Recent forecasts indicate a challenging outlook for the GBP to HKD exchange rate. Analysts have noted that the British Pound (GBP) has come under significant pressure due to disappointing labor market data, which has propelled expectations of an upcoming interest rate cut by the Bank of England (BoE). The unemployment rate recently climbed to its highest level in four years at 5%, and with wage growth decelerating, many economists predict that the BoE may lower rates as early as December.
Investor sentiment towards the GBP is further detrimented by growing fiscal concerns ahead of the UK's upcoming budget announcement on November 26. Speculation around potential tax hikes and the implications of a £20 billion budget shortfall are weighing heavily on the currency. Currently, the GBP is trading at multi-month lows against major currencies, including a notable decrease against the US dollar and euro. This trend suggests a broader bearish outlook for the currency, with projections indicating that it may weaken even further if the BoE adopts a more dovish tone in upcoming communications.
On the other hand, the Hong Kong Dollar (HKD) is positioned with more stability, following recent interest rate cuts by the Hong Kong Monetary Authority (HKMA). The HKMA has reduced its base rate twice since September, aligning closely with the US Federal Reserve's monetary policy adjustments. These rate cuts could provide some support to the HKD, even as it remains under scrutiny due to ongoing interventions aimed at maintaining its currency peg.

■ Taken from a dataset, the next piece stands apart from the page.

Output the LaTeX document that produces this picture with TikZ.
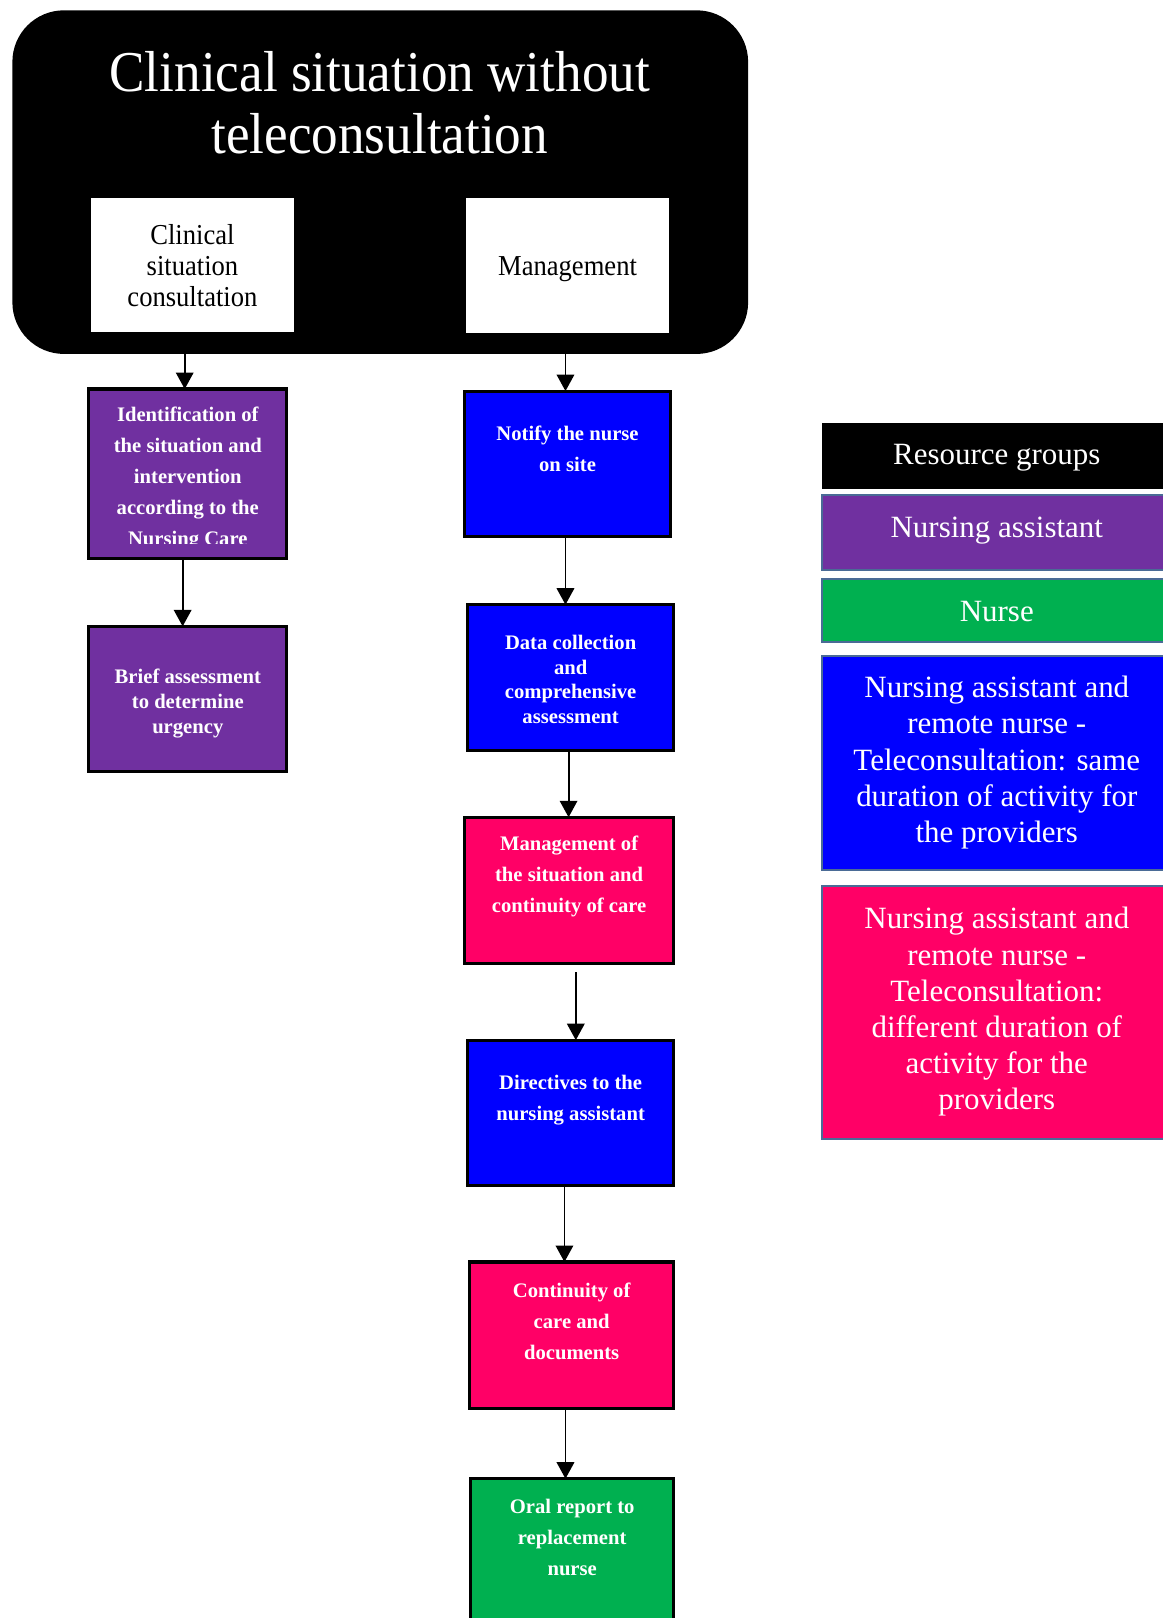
\documentclass[tikz,border=0pt]{standalone}
\usepackage{fontspec}
\setmainfont{Liberation Serif}
\newfontfamily\condensed[FakeStretch=0.92]{Liberation Serif}
\usetikzlibrary{arrows.meta}
\definecolor{cpurple}{HTML}{7030A0}
\definecolor{cblue}{HTML}{0000FF}
\definecolor{cpink}{HTML}{FF0066}
\definecolor{cgreen}{HTML}{00B050}
\definecolor{legborder}{HTML}{4A6B96}
\begin{document}
\begin{tikzpicture}[x=1pt,y=-1pt,
  box/.style={anchor=north west, inner sep=0pt, outer sep=0pt},
  flow/.style={box, draw=black, line width=3pt},
  ftxt/.style={text=white, font=\bfseries\fontsize{20}{30}\selectfont, align=center, inner sep=0pt},
  leg/.style={box, draw=legborder, line width=2pt},
  ltxt/.style={text=white, font=\fontsize{30}{35}\selectfont, align=center, inner sep=0pt},
  wtxt/.style={text=black, font=\condensed\fontsize{28}{30}\selectfont, align=center, inner sep=0pt},
  arr/.style={line width=1.8pt, -{Triangle[width=17pt,length=16pt]}}
]
\useasboundingbox (0,0) rectangle (1127,1568);
\clip (0,0) rectangle (1127,1568);

% top container
\node[box, fill=black, rounded corners=50pt, minimum width=713pt, minimum height=333pt] (top) at (12,10) {};
\node[text=white, font=\condensed\fontsize{56}{60}\selectfont, align=center, inner sep=0pt] (title) at (368,100) {Clinical situation without\\teleconsultation};
\node[box, fill=white, minimum width=197pt, minimum height=130pt] (w1) at (88,192) {};
\node[wtxt] (w1t) at (w1.center) {Clinical\\situation\\consultation};
\node[box, fill=white, minimum width=196pt, minimum height=131pt] (w2) at (452,192) {};
\node[wtxt] (w2t) at (550,260.5) {Management};

% left column
\node[flow, fill=cpurple, minimum width=192pt, minimum height=164pt] (p1) at (86,377) {};
\begin{scope}
  \clip (86,377) rectangle (278,527);
  \node[ftxt] (p1t) at (182,464) {Identification of\\the situation and\\intervention\\according to the\\Nursing Care};
\end{scope}
\node[flow, fill=cpurple, minimum width=192pt, minimum height=141pt] (p2) at (86,607) {};
\node[ftxt, font=\bfseries\fontsize{20}{24}\selectfont] (p2t) at (182,682) {Brief assessment\\to determine\\urgency};

% right column
\node[flow, fill=cblue, minimum width=200pt, minimum height=141pt] (b1) at (450,379) {};
\node[ftxt] (b1t) at (550,435) {Notify the nurse\\on site};
\node[flow, fill=cblue, minimum width=200pt, minimum height=141pt] (b2) at (453,586) {};
\node[ftxt, font=\bfseries\fontsize{20}{23.7}\selectfont] (b2t) at (553,658.5) {Data collection\\and\\comprehensive\\assessment};
\node[flow, fill=cpink, minimum width=203pt, minimum height=142pt] (k1) at (450,792) {};
\node[ftxt] (k1t) at (551.5,849) {Management of\\the situation and\\continuity of care};
\node[flow, fill=cblue, minimum width=200pt, minimum height=141pt] (b3) at (453,1008) {};
\node[ftxt] (b3t) at (553,1066) {Directives to the\\nursing assistant};
\node[flow, fill=cpink, minimum width=198pt, minimum height=142pt] (k2) at (455,1223) {};
\node[ftxt] (k2t) at (554,1280.5) {Continuity of\\care and\\documents};
\node[flow, fill=cgreen, minimum width=197pt, minimum height=170pt] (g1) at (456,1433) {};
\node[ftxt] (g1t) at (554.5,1489.5) {Oral report to\\replacement\\nurse};

% arrows
\draw[arr] ([xshift=-3pt]p1.north |- top.south) -- ([xshift=-3pt]p1.north);
\draw[arr] ([xshift=-2pt]b1.north |- top.south) -- ([xshift=-2pt]b1.north);
\draw[arr] ([xshift=-5pt]p1.south) -- ([xshift=-5pt]p1.south |- p2.north);
\draw[arr] ([xshift=-2pt]b1.south) -- ([xshift=-2pt]b1.south |- b2.north);
\draw[arr] ([xshift=-2pt]b2.south) -- ([xshift=-2pt]b2.south |- k1.north);
\draw[arr] ([xshift=6.5pt,yshift=-8pt]k1.south) -- ([xshift=6.5pt]k1.south |- b3.north);
\draw[arr] ([xshift=-6pt]b3.south) -- ([xshift=-6pt]b3.south |- k2.north);
\draw[arr] ([xshift=-6pt]k2.south) -- ([xshift=-6pt]k2.south |- g1.north);

% legend
\node[box, fill=black, minimum width=340pt, minimum height=64pt] (l0) at (797,410) {};
\node[ltxt] (l0t) at (966,444) {Resource groups};
\node[leg, fill=cpurple, minimum width=340pt, minimum height=72pt] (l1) at (797,480) {};
\node[ltxt] (l1t) at (966,514) {Nursing assistant};
\node[leg, fill=cgreen, minimum width=340pt, minimum height=61pt] (l2) at (797,561) {};
\node[ltxt] (l2t) at (966,593) {Nurse};
\node[leg, fill=cblue, minimum width=340pt, minimum height=207pt] (l3) at (797,636) {};
\node[ltxt] (l3t) at (966,739) {Nursing assistant and\\remote nurse -\\Teleconsultation: same\\duration of activity for\\the providers};
\node[leg, fill=cpink, minimum width=340pt, minimum height=245pt] (l4) at (797,859) {};
\node[ltxt] (l4t) at (966,980.5) {Nursing assistant and\\remote nurse -\\Teleconsultation:\\different duration of\\activity for the\\providers};
\end{tikzpicture}
\end{document}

Current data shows the GBP to HKD exchange rate at approximately 10.22, which is 2.1% below its three-month average of 10.44. The currency pair has traded within a stable range of 5.3%, fluctuating between 10.12 and 10.66. Given the recent economic signals emanating from both the UK and Hong Kong, market analysts will be closely monitoring developments as they may significantly impact cross-border financial transactions and currency valuations in the coming weeks.